## Task objective
Identify each line below that contains the word "this", and copy it out.

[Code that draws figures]
************
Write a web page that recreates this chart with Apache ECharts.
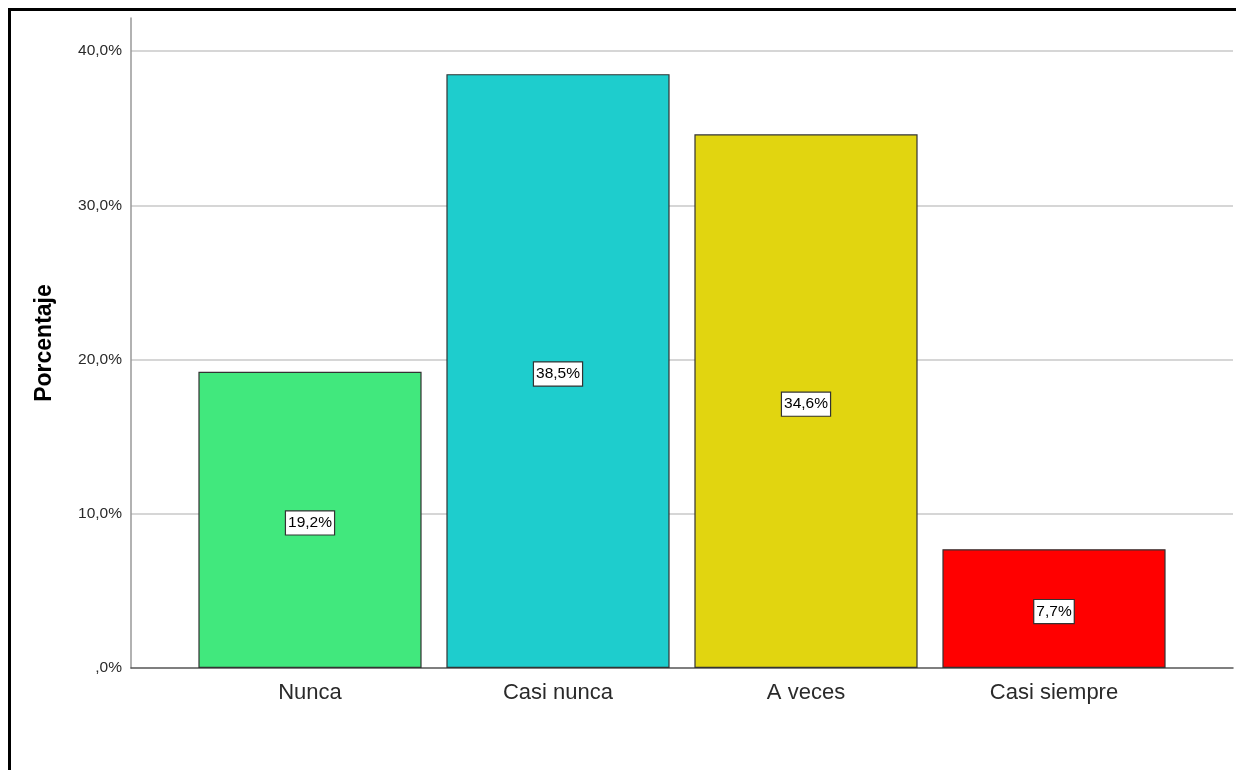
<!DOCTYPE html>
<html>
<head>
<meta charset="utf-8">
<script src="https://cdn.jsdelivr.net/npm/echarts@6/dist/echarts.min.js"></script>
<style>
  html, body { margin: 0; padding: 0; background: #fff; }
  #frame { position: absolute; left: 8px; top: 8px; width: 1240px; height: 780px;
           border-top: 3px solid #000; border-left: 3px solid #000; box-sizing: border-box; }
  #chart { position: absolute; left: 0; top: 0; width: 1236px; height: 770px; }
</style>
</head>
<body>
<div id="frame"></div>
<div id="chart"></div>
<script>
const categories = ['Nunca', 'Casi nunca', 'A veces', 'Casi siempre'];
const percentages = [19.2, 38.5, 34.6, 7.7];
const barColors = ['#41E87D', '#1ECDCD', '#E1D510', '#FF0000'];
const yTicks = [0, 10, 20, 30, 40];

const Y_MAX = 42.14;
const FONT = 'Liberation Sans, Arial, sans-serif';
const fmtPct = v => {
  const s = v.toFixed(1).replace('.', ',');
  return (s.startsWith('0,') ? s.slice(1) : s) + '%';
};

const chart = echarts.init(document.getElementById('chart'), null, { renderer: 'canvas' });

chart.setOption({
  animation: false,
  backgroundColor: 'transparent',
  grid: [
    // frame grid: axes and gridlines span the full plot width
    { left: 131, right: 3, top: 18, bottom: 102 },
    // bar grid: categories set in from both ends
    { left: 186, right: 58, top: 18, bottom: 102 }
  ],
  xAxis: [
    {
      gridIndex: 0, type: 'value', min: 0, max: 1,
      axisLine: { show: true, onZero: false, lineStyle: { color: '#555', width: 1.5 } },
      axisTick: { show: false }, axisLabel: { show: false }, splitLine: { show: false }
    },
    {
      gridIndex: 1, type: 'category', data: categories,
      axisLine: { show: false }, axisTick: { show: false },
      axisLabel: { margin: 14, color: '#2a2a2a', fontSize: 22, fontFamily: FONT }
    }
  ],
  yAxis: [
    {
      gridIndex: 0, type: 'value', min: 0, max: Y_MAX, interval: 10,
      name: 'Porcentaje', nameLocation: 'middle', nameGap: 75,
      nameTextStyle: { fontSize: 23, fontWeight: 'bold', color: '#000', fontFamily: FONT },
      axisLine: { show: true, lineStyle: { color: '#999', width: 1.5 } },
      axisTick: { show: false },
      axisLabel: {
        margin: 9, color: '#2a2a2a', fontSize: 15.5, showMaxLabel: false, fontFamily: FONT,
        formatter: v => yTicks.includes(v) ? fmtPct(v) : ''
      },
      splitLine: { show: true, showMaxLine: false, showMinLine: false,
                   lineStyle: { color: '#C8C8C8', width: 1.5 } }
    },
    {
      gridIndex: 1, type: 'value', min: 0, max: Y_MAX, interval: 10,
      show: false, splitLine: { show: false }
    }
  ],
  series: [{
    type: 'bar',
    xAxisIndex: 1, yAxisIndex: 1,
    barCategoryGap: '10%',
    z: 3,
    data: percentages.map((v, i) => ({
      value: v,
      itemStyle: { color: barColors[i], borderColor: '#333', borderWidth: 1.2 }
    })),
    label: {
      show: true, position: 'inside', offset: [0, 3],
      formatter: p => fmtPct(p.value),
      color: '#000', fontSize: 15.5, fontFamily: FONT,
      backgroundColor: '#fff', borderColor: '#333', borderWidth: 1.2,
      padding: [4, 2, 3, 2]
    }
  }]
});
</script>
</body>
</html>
************
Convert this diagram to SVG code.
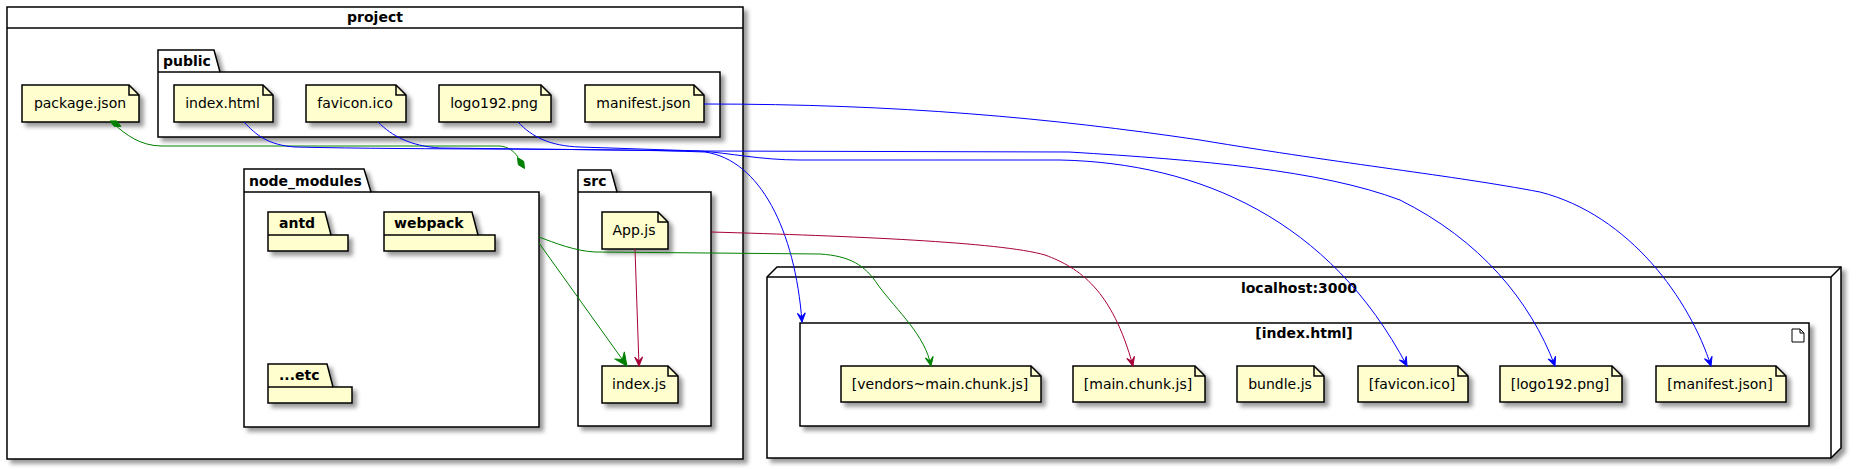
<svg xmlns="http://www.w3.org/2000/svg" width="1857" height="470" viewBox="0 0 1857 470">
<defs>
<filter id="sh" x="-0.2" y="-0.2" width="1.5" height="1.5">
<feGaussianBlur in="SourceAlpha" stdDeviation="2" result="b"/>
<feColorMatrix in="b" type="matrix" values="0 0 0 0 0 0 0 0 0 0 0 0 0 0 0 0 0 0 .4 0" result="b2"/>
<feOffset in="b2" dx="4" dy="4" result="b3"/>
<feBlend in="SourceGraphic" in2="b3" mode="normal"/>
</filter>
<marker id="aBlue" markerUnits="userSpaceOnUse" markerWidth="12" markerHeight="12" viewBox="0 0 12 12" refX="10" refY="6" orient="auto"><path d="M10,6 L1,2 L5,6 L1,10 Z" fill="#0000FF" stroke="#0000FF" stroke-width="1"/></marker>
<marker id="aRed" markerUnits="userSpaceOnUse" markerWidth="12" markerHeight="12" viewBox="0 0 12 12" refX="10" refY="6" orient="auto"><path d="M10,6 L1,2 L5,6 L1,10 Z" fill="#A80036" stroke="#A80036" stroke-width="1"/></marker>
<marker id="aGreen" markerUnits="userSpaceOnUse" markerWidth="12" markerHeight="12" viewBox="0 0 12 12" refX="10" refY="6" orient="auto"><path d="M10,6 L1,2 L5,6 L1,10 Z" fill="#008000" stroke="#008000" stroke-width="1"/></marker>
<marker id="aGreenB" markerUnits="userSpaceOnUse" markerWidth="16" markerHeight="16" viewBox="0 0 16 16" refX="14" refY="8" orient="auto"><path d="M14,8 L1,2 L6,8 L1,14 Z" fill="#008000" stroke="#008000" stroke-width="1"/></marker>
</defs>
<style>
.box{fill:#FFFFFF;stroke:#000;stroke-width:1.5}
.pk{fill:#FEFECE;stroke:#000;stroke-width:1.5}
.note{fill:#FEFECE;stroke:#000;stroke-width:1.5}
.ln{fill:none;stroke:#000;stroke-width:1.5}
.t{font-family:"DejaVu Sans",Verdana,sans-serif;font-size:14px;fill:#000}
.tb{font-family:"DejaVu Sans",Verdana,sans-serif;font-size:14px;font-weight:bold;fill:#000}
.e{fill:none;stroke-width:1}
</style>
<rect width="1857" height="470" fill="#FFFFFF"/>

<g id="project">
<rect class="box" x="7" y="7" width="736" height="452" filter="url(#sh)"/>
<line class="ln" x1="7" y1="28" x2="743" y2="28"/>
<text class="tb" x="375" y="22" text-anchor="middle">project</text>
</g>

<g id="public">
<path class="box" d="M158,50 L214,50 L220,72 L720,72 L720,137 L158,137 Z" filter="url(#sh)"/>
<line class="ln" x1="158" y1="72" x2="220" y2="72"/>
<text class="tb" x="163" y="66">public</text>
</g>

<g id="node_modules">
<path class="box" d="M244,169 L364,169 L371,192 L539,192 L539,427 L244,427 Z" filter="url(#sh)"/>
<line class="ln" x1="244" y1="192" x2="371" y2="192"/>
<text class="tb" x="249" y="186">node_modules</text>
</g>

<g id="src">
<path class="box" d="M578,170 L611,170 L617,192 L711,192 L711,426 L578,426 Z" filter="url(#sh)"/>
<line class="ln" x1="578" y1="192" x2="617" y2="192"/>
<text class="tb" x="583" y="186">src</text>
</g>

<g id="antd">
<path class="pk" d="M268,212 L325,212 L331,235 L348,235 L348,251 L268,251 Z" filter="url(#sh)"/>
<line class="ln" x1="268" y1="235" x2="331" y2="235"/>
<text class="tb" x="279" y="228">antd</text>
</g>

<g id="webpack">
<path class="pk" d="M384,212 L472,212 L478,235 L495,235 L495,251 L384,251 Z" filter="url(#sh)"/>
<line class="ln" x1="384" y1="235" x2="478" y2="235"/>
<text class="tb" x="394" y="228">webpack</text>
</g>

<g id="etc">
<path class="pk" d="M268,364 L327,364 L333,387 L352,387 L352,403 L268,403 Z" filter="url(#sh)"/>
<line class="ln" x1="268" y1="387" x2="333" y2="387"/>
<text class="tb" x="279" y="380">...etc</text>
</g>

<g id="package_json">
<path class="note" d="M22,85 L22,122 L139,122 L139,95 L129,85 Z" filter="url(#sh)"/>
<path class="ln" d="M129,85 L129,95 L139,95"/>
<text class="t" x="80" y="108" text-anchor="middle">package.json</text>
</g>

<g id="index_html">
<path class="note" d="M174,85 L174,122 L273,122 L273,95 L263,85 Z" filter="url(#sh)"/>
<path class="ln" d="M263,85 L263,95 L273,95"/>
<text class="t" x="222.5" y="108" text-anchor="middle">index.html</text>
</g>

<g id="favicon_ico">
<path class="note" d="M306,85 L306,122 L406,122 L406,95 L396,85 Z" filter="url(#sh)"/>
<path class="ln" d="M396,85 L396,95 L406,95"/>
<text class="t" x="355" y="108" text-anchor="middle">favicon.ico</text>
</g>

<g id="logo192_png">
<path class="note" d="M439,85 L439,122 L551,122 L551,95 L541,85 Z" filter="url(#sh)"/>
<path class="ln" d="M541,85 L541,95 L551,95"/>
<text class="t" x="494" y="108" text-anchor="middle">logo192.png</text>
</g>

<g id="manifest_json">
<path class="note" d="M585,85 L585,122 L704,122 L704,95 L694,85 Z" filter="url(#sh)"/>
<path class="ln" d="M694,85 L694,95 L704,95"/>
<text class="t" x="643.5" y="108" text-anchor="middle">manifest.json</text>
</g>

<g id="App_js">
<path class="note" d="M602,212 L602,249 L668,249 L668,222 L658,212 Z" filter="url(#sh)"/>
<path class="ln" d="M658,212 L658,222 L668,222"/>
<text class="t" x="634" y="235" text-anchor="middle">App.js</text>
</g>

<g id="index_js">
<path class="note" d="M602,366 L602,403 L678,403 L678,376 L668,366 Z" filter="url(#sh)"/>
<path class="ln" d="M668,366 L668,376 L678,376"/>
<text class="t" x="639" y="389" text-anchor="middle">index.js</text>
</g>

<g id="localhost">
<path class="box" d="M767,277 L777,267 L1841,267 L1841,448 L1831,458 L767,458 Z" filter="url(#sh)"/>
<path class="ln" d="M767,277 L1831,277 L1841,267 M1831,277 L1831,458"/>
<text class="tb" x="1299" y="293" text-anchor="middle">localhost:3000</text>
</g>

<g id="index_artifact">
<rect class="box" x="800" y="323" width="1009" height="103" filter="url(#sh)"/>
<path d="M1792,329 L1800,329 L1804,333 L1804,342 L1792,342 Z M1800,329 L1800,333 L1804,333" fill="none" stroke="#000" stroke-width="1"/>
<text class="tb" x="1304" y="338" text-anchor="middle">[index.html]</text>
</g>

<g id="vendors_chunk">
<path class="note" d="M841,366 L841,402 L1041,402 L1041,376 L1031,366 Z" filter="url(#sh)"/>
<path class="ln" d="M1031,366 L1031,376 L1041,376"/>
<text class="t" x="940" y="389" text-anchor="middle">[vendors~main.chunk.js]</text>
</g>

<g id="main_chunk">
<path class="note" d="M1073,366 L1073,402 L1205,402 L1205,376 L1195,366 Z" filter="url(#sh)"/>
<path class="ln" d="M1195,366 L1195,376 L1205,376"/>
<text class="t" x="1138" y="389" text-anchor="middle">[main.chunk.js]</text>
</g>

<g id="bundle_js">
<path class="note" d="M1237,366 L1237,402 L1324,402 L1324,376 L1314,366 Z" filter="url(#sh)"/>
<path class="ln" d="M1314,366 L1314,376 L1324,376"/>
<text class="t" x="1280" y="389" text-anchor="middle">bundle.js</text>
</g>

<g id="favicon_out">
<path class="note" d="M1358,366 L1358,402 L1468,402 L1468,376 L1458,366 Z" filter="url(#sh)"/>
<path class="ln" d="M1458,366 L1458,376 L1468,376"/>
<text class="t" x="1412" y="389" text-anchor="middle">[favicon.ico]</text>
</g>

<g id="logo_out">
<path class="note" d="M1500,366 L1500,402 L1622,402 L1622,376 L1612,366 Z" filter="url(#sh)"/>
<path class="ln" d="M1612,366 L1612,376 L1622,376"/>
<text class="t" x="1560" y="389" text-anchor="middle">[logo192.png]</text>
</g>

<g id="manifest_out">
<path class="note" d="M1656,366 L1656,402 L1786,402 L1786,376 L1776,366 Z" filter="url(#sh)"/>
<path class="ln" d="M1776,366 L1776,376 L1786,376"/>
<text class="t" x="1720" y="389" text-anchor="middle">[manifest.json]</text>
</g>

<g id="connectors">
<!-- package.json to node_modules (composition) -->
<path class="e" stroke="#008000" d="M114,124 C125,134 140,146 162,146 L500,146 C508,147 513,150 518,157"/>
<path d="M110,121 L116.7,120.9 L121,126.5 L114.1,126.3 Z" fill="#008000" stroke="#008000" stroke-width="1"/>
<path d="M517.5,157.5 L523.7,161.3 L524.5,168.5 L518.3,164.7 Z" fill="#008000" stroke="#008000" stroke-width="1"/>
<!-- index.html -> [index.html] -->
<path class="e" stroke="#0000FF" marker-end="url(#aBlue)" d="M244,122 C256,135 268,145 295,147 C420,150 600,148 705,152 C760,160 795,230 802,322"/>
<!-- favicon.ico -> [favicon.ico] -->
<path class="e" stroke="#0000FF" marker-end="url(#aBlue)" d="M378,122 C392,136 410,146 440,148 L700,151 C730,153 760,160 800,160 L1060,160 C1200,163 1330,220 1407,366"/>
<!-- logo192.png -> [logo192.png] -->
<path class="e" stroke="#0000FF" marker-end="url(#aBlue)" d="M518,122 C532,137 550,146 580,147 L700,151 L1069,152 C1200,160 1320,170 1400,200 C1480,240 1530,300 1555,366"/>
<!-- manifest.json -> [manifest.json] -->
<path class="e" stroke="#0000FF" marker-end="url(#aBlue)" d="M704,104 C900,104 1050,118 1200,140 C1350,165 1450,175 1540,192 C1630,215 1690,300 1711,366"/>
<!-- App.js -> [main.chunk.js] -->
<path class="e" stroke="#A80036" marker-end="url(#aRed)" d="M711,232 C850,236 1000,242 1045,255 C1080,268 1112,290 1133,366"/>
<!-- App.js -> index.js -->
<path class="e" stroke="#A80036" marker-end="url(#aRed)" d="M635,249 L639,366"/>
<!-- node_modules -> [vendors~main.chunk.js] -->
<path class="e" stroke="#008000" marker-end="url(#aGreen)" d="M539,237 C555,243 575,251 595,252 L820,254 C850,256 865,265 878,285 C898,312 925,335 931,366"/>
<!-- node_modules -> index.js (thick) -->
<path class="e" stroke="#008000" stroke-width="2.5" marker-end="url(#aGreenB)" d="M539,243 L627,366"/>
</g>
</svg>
************
## Full solution
Write a web page that recreates this chart with Apache ECharts.
Convert this diagram to SVG code.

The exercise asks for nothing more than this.